Position Sizing and Risk Model: The Framework That Keeps You Alive
Build a practical risk model with position sizing, max drawdown controls, and session-level limits for consistent execution.
February 23, 2026 · 3 min read · by ChartzPayTheBillz
TL;DR: Most traders fail from risk mistakes, not strategy mistakes. Position sizing turns risk into a fixed business variable instead of emotional guesswork. Define risk per trade, max daily loss, and max weekly drawdown before market open.
What Is Position Sizing?
Position sizing is the process of calculating trade size so each setup risks a predefined, consistent fraction of account equity.
Without sizing rules, your PnL becomes a function of mood. The same setup can produce controlled growth one day and account damage the next.
Why a Risk Model Matters
- It controls downside when performance dips.
- It prevents emotional oversizing after wins/losses.
- It keeps expectancy visible and measurable.
A strategy with modest edge can survive with strong risk control. A great strategy can fail with bad risk control.
Core Risk Variables
Risk per Trade
Typical range is 0.25% to 1% depending on experience and strategy volatility.
Max Daily Loss
A hard stop that prevents emotional degradation. Once hit, stop trading for the day.
Max Weekly Drawdown
A circuit breaker to prevent spiraling behavior across multiple days.
Practical Position Sizing Formula
- Define account equity.
- Choose risk percentage.
- Convert stop distance to instrument value.
- Calculate position size so loss at stop equals planned risk.
Risk Model Comparison
| Model | Risk Per Trade | Daily Cap | Best For | Main Risk |
|---|---|---|---|---|
| Conservative | 0.25%-0.5% | 1%-1.5% | New or recovering traders | Slow growth impatience |
| Balanced | 0.5%-1% | 2% | Most discretionary traders | Requires strict discipline |
| Aggressive | 1%+ | 3%+ | High-skill, high-control systems | Fast drawdown if discipline slips |
Common Mistakes
- Increasing size to recover losses.
- Reducing size inconsistently after small drawdown.
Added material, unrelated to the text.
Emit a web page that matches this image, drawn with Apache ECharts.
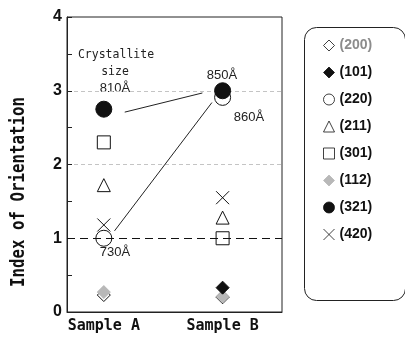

- Ignoring correlation (multiple same-direction exposures).
- Letting one trade exceed daily loss tolerance.
FAQ
1. What is a good risk per trade for beginners?
Start between 0.25% and 0.5% until execution and consistency improve.
2. Should I increase size after winning streaks?
Only through predefined rules, not emotion. Increase slowly and review performance.
3. Is fixed lot size ever acceptable?
Only if stop distances are consistent. Otherwise risk fluctuates unpredictably.
4. How many losses should trigger a pause?
Use your max daily or weekly drawdown rule, not arbitrary feelings.
5. Can risk management make a bad strategy profitable?
No, but it can keep you solvent long enough to improve strategy quality.
Conclusion
Position sizing is not optional admin. It is the operating system of your trading business. Build it, follow it, and protect capital first.